◆ STORED DATA
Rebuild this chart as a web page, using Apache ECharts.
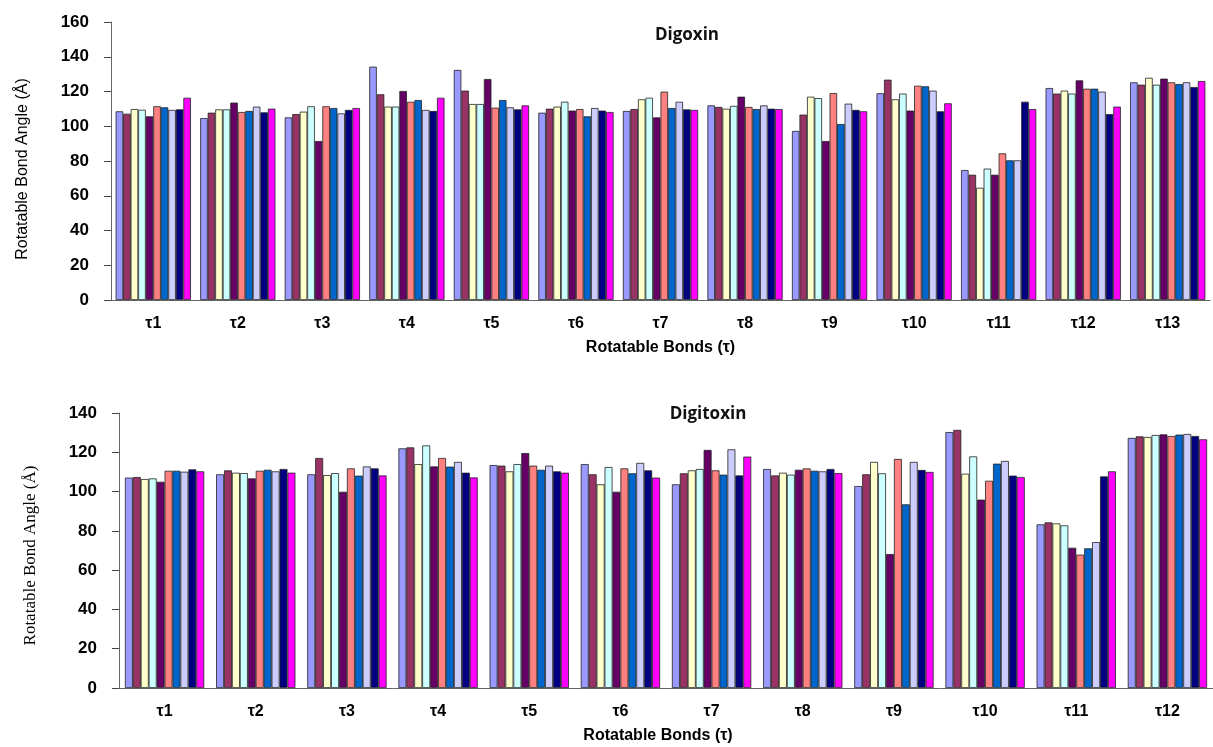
<!DOCTYPE html>
<html>
<head>
<meta charset="utf-8">
<script src="https://cdn.jsdelivr.net/npm/echarts@6/dist/echarts.min.js"></script>
<style>
  html, body { margin: 0; padding: 0; background: #fff; }
  #chart { width: 1213px; height: 747px; }
</style>
</head>
<body>
<div id="chart"></div>
<script>
// bar colours, one per structure (old Excel palette)
const colors = ['#9999FF', '#993366', '#FFFFCC', '#CCFFFF', '#660066',
                '#FF8080', '#0066CC', '#CCCCFF', '#000080', '#FF00FF'];

const digoxinBonds = ['τ1', 'τ2', 'τ3', 'τ4', 'τ5', 'τ6', 'τ7', 'τ8', 'τ9', 'τ10', 'τ11', 'τ12', 'τ13'];
const digitoxinBonds = ['τ1', 'τ2', 'τ3', 'τ4', 'τ5', 'τ6', 'τ7', 'τ8', 'τ9', 'τ10', 'τ11', 'τ12'];

// one row per rotatable bond, ten values each (one per colour)
const digoxin = [
    [108.6, 107.2, 109.9, 109.5, 105.7, 111.5, 110.9, 109.4, 109.7, 116.4],
    [104.7, 107.8, 109.7, 109.7, 113.6, 108.2, 108.8, 111.3, 108.0, 110.1],
    [105.1, 107.0, 108.4, 111.5, 91.5, 111.5, 110.5, 107.4, 109.4, 110.5],
    [134.3, 118.4, 111.3, 111.3, 120.3, 114.1, 115.1, 109.4, 108.8, 116.4],
    [132.4, 120.5, 112.8, 112.8, 127.2, 110.7, 115.1, 110.9, 109.7, 112.0],
    [107.8, 110.1, 111.3, 114.1, 109.0, 109.9, 105.7, 110.5, 109.0, 108.2],
    [108.8, 109.9, 115.5, 116.4, 105.1, 119.9, 110.5, 114.1, 109.7, 109.4],
    [112.0, 111.1, 110.1, 111.7, 117.0, 111.1, 109.9, 112.0, 110.1, 109.9],
    [97.3, 106.7, 117.0, 116.2, 91.5, 119.1, 101.3, 113.0, 109.4, 108.6],
    [119.0, 126.8, 115.5, 118.8, 109.0, 123.3, 123.0, 120.5, 108.6, 113.2],
    [74.8, 72.1, 64.6, 75.6, 72.1, 84.4, 80.4, 80.4, 114.1, 109.9],
    [122.0, 118.8, 120.5, 118.8, 126.4, 121.6, 121.6, 119.9, 107.0, 111.3],
    [125.3, 123.9, 127.9, 123.9, 127.4, 125.3, 124.3, 125.3, 122.6, 126.0]
];

const digitoxin = [
    [107.1, 107.4, 106.4, 106.7, 105.0, 110.6, 110.6, 110.1, 111.3, 110.3],
    [108.8, 110.8, 109.6, 109.4, 106.7, 110.6, 111.1, 110.3, 111.5, 109.6],
    [108.8, 117.1, 108.4, 109.4, 99.9, 111.8, 108.1, 112.8, 111.8, 108.2],
    [122.0, 122.5, 114.0, 123.5, 112.8, 117.1, 112.7, 115.1, 109.6, 107.2],
    [113.5, 113.2, 110.3, 114.0, 119.6, 113.2, 111.1, 113.2, 110.3, 109.6],
    [114.0, 108.8, 103.7, 112.5, 99.9, 111.8, 109.3, 114.6, 110.8, 107.1],
    [103.7, 109.3, 110.8, 111.5, 121.2, 110.8, 108.6, 121.5, 108.2, 117.8],
    [111.5, 108.2, 109.6, 108.6, 111.1, 111.8, 110.6, 110.3, 111.5, 109.4],
    [102.8, 108.8, 115.1, 109.3, 68.2, 116.6, 93.5, 115.1, 111.0, 110.0],
    [130.3, 131.4, 109.1, 117.9, 95.9, 105.5, 114.2, 115.6, 108.1, 107.4],
    [83.3, 84.3, 83.8, 82.8, 71.4, 67.9, 71.1, 74.3, 107.7, 110.3],
    [127.3, 128.1, 127.8, 128.8, 129.1, 128.3, 129.0, 129.3, 128.3, 126.6]
];

const sans = 'Liberation Sans, Arial, sans-serif';

function column(rows, i) {
    return rows.map(r => r[i]);
}

function buildSeries(rows, axisIndex, gap) {
    return colors.map((c, i) => ({
        type: 'bar',
        xAxisIndex: axisIndex,
        yAxisIndex: axisIndex,
        data: column(rows, i),
        barGap: '0%',
        barCategoryGap: gap,
        itemStyle: { color: c, borderColor: '#222', borderWidth: 0.8 },
        animation: false
    }));
}

function xAxisFor(cats, gridIndex, namePad) {
    return {
        type: 'category',
        gridIndex: gridIndex,
        data: cats,
        name: 'Rotatable Bonds (τ)',
        nameLocation: 'middle',
        nameGap: 40,
        nameTextStyle: { fontFamily: sans, fontWeight: 'bold', fontSize: 16, color: '#000', padding: namePad },
        axisLine: { lineStyle: { color: '#666', width: 1 } },
        axisTick: { alignWithLabel: false, length: 5, lineStyle: { color: '#444' } },
        axisLabel: { fontFamily: sans, fontWeight: 'bold', fontSize: 16, color: '#000', margin: 16 }
    };
}

function yAxisFor(max, gridIndex, nameFont, nameSize, gap, namePad) {
    return {
        type: 'value',
        gridIndex: gridIndex,
        min: 0,
        max: max,
        interval: 20,
        name: 'Rotatable Bond Angle (Å)',
        nameLocation: 'middle',
        nameGap: gap,
        nameTextStyle: { fontFamily: nameFont, fontSize: nameSize, color: '#000', padding: namePad },
        axisLine: { show: true, lineStyle: { color: '#666', width: 1 } },
        axisTick: { show: true, length: 7, lineStyle: { color: '#444' } },
        splitLine: { show: false },
        axisLabel: { fontFamily: sans, fontWeight: 'bold', fontSize: 17, color: '#000', margin: 22 }
    };
}

const chart = echarts.init(document.getElementById('chart'));

const option = {
    backgroundColor: '#fff',
    title: [
        {
            text: 'Digoxin', left: 682, top: 22, textAlign: 'center',
            textStyle: { fontFamily: 'Open Sans', fontWeight: 'bold', fontSize: 17, color: '#111' }
        },
        {
            text: 'Digitoxin', left: 703, top: 401, textAlign: 'center',
            textStyle: { fontFamily: 'Open Sans', fontWeight: 'bold', fontSize: 17, color: '#111' }
        }
    ],
    grid: [
        { left: 111, top: 22, width: 1099, height: 278 },
        { left: 119, top: 413, width: 1104, height: 275 }
    ],
    xAxis: [xAxisFor(digoxinBonds, 0, 0), xAxisFor(digitoxinBonds, 1, [0, 16, 0, 0])],
    yAxis: [
        yAxisFor(160, 0, sans, 16, 80, [0, 16, 0, 0]),
        yAxisFor(140, 1, 'Liberation Serif, Times New Roman, serif', 17, 80, [0, 10, 0, 0])
    ],
    series: buildSeries(digoxin, 0, '11%').concat(buildSeries(digitoxin, 1, '13%'))
};

chart.setOption(option);
</script>
</body>
</html>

◆ DIRECTIONS
Transcribe the material exactly, keeping every word and none of the pictures.

◆ SOLUTION
Rebuild this chart as a web page, using Apache ECharts.
<!DOCTYPE html>
<html>
<head>
<meta charset="utf-8">
<script src="https://cdn.jsdelivr.net/npm/echarts@6/dist/echarts.min.js"></script>
<style>
  html, body { margin: 0; padding: 0; background: #fff; }
  #chart { width: 1213px; height: 747px; }
</style>
</head>
<body>
<div id="chart"></div>
<script>
// bar colours, one per structure (old Excel palette)
const colors = ['#9999FF', '#993366', '#FFFFCC', '#CCFFFF', '#660066',
                '#FF8080', '#0066CC', '#CCCCFF', '#000080', '#FF00FF'];

const digoxinBonds = ['τ1', 'τ2', 'τ3', 'τ4', 'τ5', 'τ6', 'τ7', 'τ8', 'τ9', 'τ10', 'τ11', 'τ12', 'τ13'];
const digitoxinBonds = ['τ1', 'τ2', 'τ3', 'τ4', 'τ5', 'τ6', 'τ7', 'τ8', 'τ9', 'τ10', 'τ11', 'τ12'];

// one row per rotatable bond, ten values each (one per colour)
const digoxin = [
    [108.6, 107.2, 109.9, 109.5, 105.7, 111.5, 110.9, 109.4, 109.7, 116.4],
    [104.7, 107.8, 109.7, 109.7, 113.6, 108.2, 108.8, 111.3, 108.0, 110.1],
    [105.1, 107.0, 108.4, 111.5, 91.5, 111.5, 110.5, 107.4, 109.4, 110.5],
    [134.3, 118.4, 111.3, 111.3, 120.3, 114.1, 115.1, 109.4, 108.8, 116.4],
    [132.4, 120.5, 112.8, 112.8, 127.2, 110.7, 115.1, 110.9, 109.7, 112.0],
    [107.8, 110.1, 111.3, 114.1, 109.0, 109.9, 105.7, 110.5, 109.0, 108.2],
    [108.8, 109.9, 115.5, 116.4, 105.1, 119.9, 110.5, 114.1, 109.7, 109.4],
    [112.0, 111.1, 110.1, 111.7, 117.0, 111.1, 109.9, 112.0, 110.1, 109.9],
    [97.3, 106.7, 117.0, 116.2, 91.5, 119.1, 101.3, 113.0, 109.4, 108.6],
    [119.0, 126.8, 115.5, 118.8, 109.0, 123.3, 123.0, 120.5, 108.6, 113.2],
    [74.8, 72.1, 64.6, 75.6, 72.1, 84.4, 80.4, 80.4, 114.1, 109.9],
    [122.0, 118.8, 120.5, 118.8, 126.4, 121.6, 121.6, 119.9, 107.0, 111.3],
    [125.3, 123.9, 127.9, 123.9, 127.4, 125.3, 124.3, 125.3, 122.6, 126.0]
];

const digitoxin = [
    [107.1, 107.4, 106.4, 106.7, 105.0, 110.6, 110.6, 110.1, 111.3, 110.3],
    [108.8, 110.8, 109.6, 109.4, 106.7, 110.6, 111.1, 110.3, 111.5, 109.6],
    [108.8, 117.1, 108.4, 109.4, 99.9, 111.8, 108.1, 112.8, 111.8, 108.2],
    [122.0, 122.5, 114.0, 123.5, 112.8, 117.1, 112.7, 115.1, 109.6, 107.2],
    [113.5, 113.2, 110.3, 114.0, 119.6, 113.2, 111.1, 113.2, 110.3, 109.6],
    [114.0, 108.8, 103.7, 112.5, 99.9, 111.8, 109.3, 114.6, 110.8, 107.1],
    [103.7, 109.3, 110.8, 111.5, 121.2, 110.8, 108.6, 121.5, 108.2, 117.8],
    [111.5, 108.2, 109.6, 108.6, 111.1, 111.8, 110.6, 110.3, 111.5, 109.4],
    [102.8, 108.8, 115.1, 109.3, 68.2, 116.6, 93.5, 115.1, 111.0, 110.0],
    [130.3, 131.4, 109.1, 117.9, 95.9, 105.5, 114.2, 115.6, 108.1, 107.4],
    [83.3, 84.3, 83.8, 82.8, 71.4, 67.9, 71.1, 74.3, 107.7, 110.3],
    [127.3, 128.1, 127.8, 128.8, 129.1, 128.3, 129.0, 129.3, 128.3, 126.6]
];

const sans = 'Liberation Sans, Arial, sans-serif';

function column(rows, i) {
    return rows.map(r => r[i]);
}

function buildSeries(rows, axisIndex, gap) {
    return colors.map((c, i) => ({
        type: 'bar',
        xAxisIndex: axisIndex,
        yAxisIndex: axisIndex,
        data: column(rows, i),
        barGap: '0%',
        barCategoryGap: gap,
        itemStyle: { color: c, borderColor: '#222', borderWidth: 0.8 },
        animation: false
    }));
}

function xAxisFor(cats, gridIndex, namePad) {
    return {
        type: 'category',
        gridIndex: gridIndex,
        data: cats,
        name: 'Rotatable Bonds (τ)',
        nameLocation: 'middle',
        nameGap: 40,
        nameTextStyle: { fontFamily: sans, fontWeight: 'bold', fontSize: 16, color: '#000', padding: namePad },
        axisLine: { lineStyle: { color: '#666', width: 1 } },
        axisTick: { alignWithLabel: false, length: 5, lineStyle: { color: '#444' } },
        axisLabel: { fontFamily: sans, fontWeight: 'bold', fontSize: 16, color: '#000', margin: 16 }
    };
}

function yAxisFor(max, gridIndex, nameFont, nameSize, gap, namePad) {
    return {
        type: 'value',
        gridIndex: gridIndex,
        min: 0,
        max: max,
        interval: 20,
        name: 'Rotatable Bond Angle (Å)',
        nameLocation: 'middle',
        nameGap: gap,
        nameTextStyle: { fontFamily: nameFont, fontSize: nameSize, color: '#000', padding: namePad },
        axisLine: { show: true, lineStyle: { color: '#666', width: 1 } },
        axisTick: { show: true, length: 7, lineStyle: { color: '#444' } },
        splitLine: { show: false },
        axisLabel: { fontFamily: sans, fontWeight: 'bold', fontSize: 17, color: '#000', margin: 22 }
    };
}

const chart = echarts.init(document.getElementById('chart'));

const option = {
    backgroundColor: '#fff',
    title: [
        {
            text: 'Digoxin', left: 682, top: 22, textAlign: 'center',
            textStyle: { fontFamily: 'Open Sans', fontWeight: 'bold', fontSize: 17, color: '#111' }
        },
        {
            text: 'Digitoxin', left: 703, top: 401, textAlign: 'center',
            textStyle: { fontFamily: 'Open Sans', fontWeight: 'bold', fontSize: 17, color: '#111' }
        }
    ],
    grid: [
        { left: 111, top: 22, width: 1099, height: 278 },
        { left: 119, top: 413, width: 1104, height: 275 }
    ],
    xAxis: [xAxisFor(digoxinBonds, 0, 0), xAxisFor(digitoxinBonds, 1, [0, 16, 0, 0])],
    yAxis: [
        yAxisFor(160, 0, sans, 16, 80, [0, 16, 0, 0]),
        yAxisFor(140, 1, 'Liberation Serif, Times New Roman, serif', 17, 80, [0, 10, 0, 0])
    ],
    series: buildSeries(digoxin, 0, '11%').concat(buildSeries(digitoxin, 1, '13%'))
};

chart.setOption(option);
</script>
</body>
</html>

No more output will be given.